O simples fato de, no cenário alternativo (de Selic constante), a inflação do ano que vem convergir à meta já nos sinalizava que a barra para altas era alta, particularmente por pressupor um ambiente de expectativas já bem desancoradas e com câmbio pressionado. Mas, até a ata de hoje, permanecia o risco de revisões altistas no juro neutro ou no hiato alterarem como as projeções do BCB neste cenário apontariam a inflação do próximo ano. Tivessem estas projeções partido de um cenário de juro neutro a 4,5% e hiato negativo, como parecia o caso até a ata, seria razoável supor que seria necessário maior grau de restrição monetária num ambiente de atividade mais forte e juro neutro mais alto. Isto, pois um hiato mais fechado (uma economia mais próxima do potencial) sinalizaria, na margem, maior pressão de demanda e inflação; ao passo que um juro neutro mais alto sugeriria que o nível de restrição de uma Selic a 10,5% seria menos intenso do que anteriormente previsto.
Por isso entendemos que a barra para subir, que já percebíamos como alta no comunicado, na realidade parece ainda maior.
Para além destas questões a ata ainda retoma o tema das expectativas. Aqui, o tom do documento é ainda mais austero do que aquele verificado no comunicado. Demais, a ata é repleta de avisos a respeito de como o risco fiscal afetaria a função reação do BC.
Em particular, no que se refere ao primeiro ponto, o documento é bastante duro no reconhecimento da necessidade, percebida de forma unânime, de combater a desancoragem das expectativas de inflação, quaisquer que sejam suas origens. No mesmo parágrafo, o BC coloca como fundamental para este processo a incisiva atuação da autoridade monetária, mas também a credibilidade do arcabouço fiscal. Em outras instâncias o BC também alerta para o fiscal e seus possíveis impactos na política monetária. A autoridade nota que a definição dos juros neutros passa por fatores que alterem a poupança doméstica, entre eles o fiscal.

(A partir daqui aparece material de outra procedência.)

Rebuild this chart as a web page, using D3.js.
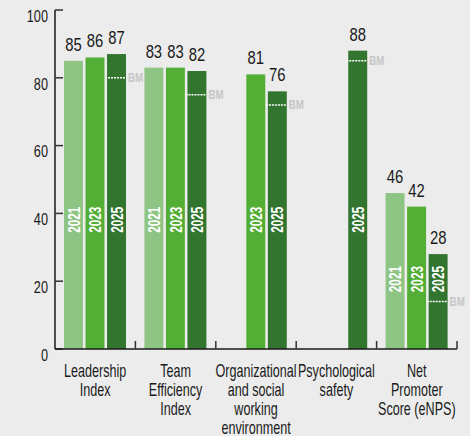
<!DOCTYPE html>
<html>
<head>
<meta charset="utf-8">
<script src="https://cdn.jsdelivr.net/npm/d3@7"></script>
<style>
  body { margin: 0; background: #ececec; }
  text { font-family: "Liberation Sans", Arial, sans-serif; }
</style>
</head>
<body>
<div id="chart"></div>
<script>
// data
var categories = ["Leadership Index", "Team Efficiency Index", "Organizational and social working environment", "Psychological safety", "Net Promoter Score (eNPS)"];
var categoryLines = [
  ["Leadership", "Index"],
  ["Team", "Efficiency", "Index"],
  ["Organizational", "and social", "working", "environment"],
  ["Psychological", "safety"],
  ["Net", "Promoter", "Score (eNPS)"]
];
var years = ["2021", "2023", "2025"];
var v2021 = [85, 83, null, null, 46];
var v2023 = [86, 83, 81, null, 42];
var v2025 = [87, 82, 76, 88, 28];
var benchmark = [80, 75, 72, 85, 14];
var yTicks = [0, 20, 40, 60, 80, 100];

var colors = { "2021": "#8fc584", "2023": "#53ae35", "2025": "#31752f" };

var width = 470, height = 436;

var svg = d3.select("#chart").append("svg")
  .attr("width", width)
  .attr("height", height)
  .style("display", "block");

svg.append("rect").attr("width", width).attr("height", height).attr("fill", "#ececec");

var y = d3.scaleLinear().domain([0, 100]).range([349, 10]);
var x0 = d3.scaleBand().domain(categories).range([55, 457]);
var x1 = d3.scaleBand().domain(years).range([9, 71]).paddingInner(0.12);

// flatten into bar records
var bars = [];
categories.forEach(function (c, i) {
  var vals = [v2021[i], v2023[i], v2025[i]];
  var present = vals.filter(function (v) { return v != null; });
  var groupMin = d3.min(present);
  years.forEach(function (yr, j) {
    if (vals[j] != null) bars.push({ cat: c, year: yr, value: vals[j], groupMin: groupMin });
  });
});

function barX(d) { return x0(d.cat) + x1(d.year); }
function barMid(d) { return barX(d) + x1.bandwidth() / 2; }

var g = svg.append("g");

// bars
g.selectAll("rect.bar").data(bars).enter().append("rect")
  .attr("class", "bar")
  .attr("x", barX)
  .attr("y", function (d) { return y(d.value); })
  .attr("width", x1.bandwidth())
  .attr("height", function (d) { return y(0) - y(d.value); })
  .attr("fill", function (d) { return colors[d.year]; });

// value labels (condensed look via horizontal squeeze)
g.selectAll("text.val").data(bars).enter().append("text")
  .attr("class", "val")
  .attr("transform", function (d) {
    return "translate(" + barMid(d) + "," + (y(d.value) - 10) + ") scale(0.8,1)";
  })
  .attr("text-anchor", "middle")
  .attr("font-size", 18.5)
  .attr("fill", "#1a1a1a")
  .text(function (d) { return d.value; });

// year labels inside bars
g.selectAll("text.yr").data(bars).enter().append("text")
  .attr("class", "yr")
  .attr("transform", function (d) {
    var top = Math.max(y(42), y(d.groupMin) + 12);
    return "translate(" + barMid(d) + "," + top + ") rotate(-90) scale(0.69,1)";
  })
  .attr("dy", "0.36em")
  .attr("text-anchor", "end")
  .attr("font-size", 17)
  .attr("font-weight", "bold")
  .attr("fill", "#ffffff")
  .text(function (d) { return d.year; });

// benchmark markers on the 2025 bar
var bm = g.selectAll("g.bm").data(categories).enter().append("g").attr("class", "bm");
bm.append("line")
  .attr("x1", function (c) { return x0(c) + x1("2025") - 2; })
  .attr("x2", function (c) { return x0(c) + x1("2025") + x1.bandwidth() - 1; })
  .attr("y1", function (c, i) { return y(benchmark[i]); })
  .attr("y2", function (c, i) { return y(benchmark[i]); })
  .attr("stroke", "#ffffff")
  .attr("stroke-width", 1.5)
  .attr("stroke-dasharray", "2,1");
bm.append("text")
  .attr("transform", function (c, i) {
    return "translate(" + (x0(c) + x1("2025") + x1.bandwidth() + 2) + "," + (y(benchmark[i]) + 4.5) + ") scale(0.75,1)";
  })
  .attr("font-size", 13)
  .attr("font-weight", "bold")
  .attr("fill", "#c6c6c6")
  .text("BM");

// y axis
var yAxis = svg.append("g");
yAxis.append("line")
  .attr("x1", 55).attr("x2", 55)
  .attr("y1", y(100)).attr("y2", y(0))
  .attr("stroke", "#1a1a1a").attr("stroke-width", 1.5);
yAxis.selectAll("line.tick").data(yTicks).enter().append("line")
  .attr("class", "tick")
  .attr("x1", 55).attr("x2", 63)
  .attr("y1", function (d) { return y(d); })
  .attr("y2", function (d) { return y(d); })
  .attr("stroke", "#333").attr("stroke-width", 1.5);
yAxis.selectAll("text").data(yTicks).enter().append("text")
  .attr("transform", function (d) { return "translate(48," + y(d) + ") scale(0.77,1)"; })
  .attr("dy", "0.72em")
  .attr("text-anchor", "end")
  .attr("font-size", 16.5)
  .attr("fill", "#1a1a1a")
  .text(function (d) { return d; });

// x axis
var xAxis = svg.append("g");
xAxis.append("line")
  .attr("x1", 55).attr("x2", 457)
  .attr("y1", y(0)).attr("y2", y(0))
  .attr("stroke", "#1a1a1a").attr("stroke-width", 1.5);
xAxis.selectAll("line.tick").data(categories).enter().append("line")
  .attr("class", "tick")
  .attr("x1", function (c) { return x0(c) + x0.bandwidth(); })
  .attr("x2", function (c) { return x0(c) + x0.bandwidth(); })
  .attr("y1", y(0) - 8).attr("y2", y(0))
  .attr("stroke", "#333").attr("stroke-width", 1.5);

var catText = xAxis.selectAll("text.cat").data(categories).enter().append("text")
  .attr("class", "cat")
  .attr("transform", function (c) {
    return "translate(" + (x0(c) + x0.bandwidth() / 2) + ",377) scale(0.7,1)";
  })
  .attr("text-anchor", "middle")
  .attr("font-size", 18)
  .attr("fill", "#1a1a1a");
catText.selectAll("tspan").data(function (c, i) { return categoryLines[i]; }).enter().append("tspan")
  .attr("x", 0)
  .attr("dy", function (d, i) { return i === 0 ? 0 : 19; })
  .text(function (d) { return d; });
</script>
</body>
</html>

Demais, quando descreve o cenário externo, o BC sugere que a recente perda de correlação entre as curvas de juros de emergentes e os EUA dialoga com um ambiente de menor liquidez, que prioriza ativos com melhores fundamentos.
Em suma, entendemos que o conteúdo da ata foi muito bem articulado: fala duro e reafirma a necessidade de reancoragem das expectativas, ao mesmo tempo em que sobe a barra para um novo ciclo de alta de juros. Nesse sentido, mesmo num quadro de deterioração adicional das expectativas e do câmbio, nos parece que a variável de ajuste será a duração e não a intensidade do aperto monetário. Será “higher for longer”.
Neste quadro, esperamos estabilidade nos juros por todo este ano, encerrando nos atuais 10,5%. Já para 2025, trabalhamos com um primeiro corte na segunda reunião já do primeiro trimestre, com sucessivos cortes de 0,25 p.p até o final do ano. Desta forma, encerraríamos o próximo ano em 8,75%. Este cenário pressupõe algumas coisas, com destaque para: projeções de IPCA em 3,8% este ano e 3,4% no ano que vem, bem como um início do ciclo de cortes de juros pelo FED já em setembro deste ano. Demais, a gradual entrada do ano de 2026 no horizonte relevante de política monetária abriria espaço para o corte de juros. Isto, pois as projeções do BC devem colocar a inflação de 2026 abaixo da meta, por efeito de 2 fatores: 1) inércia, partindo de inflação na meta em 25 e; 2) nível de restrição dos juros, que ainda estaria acima do juro neutro.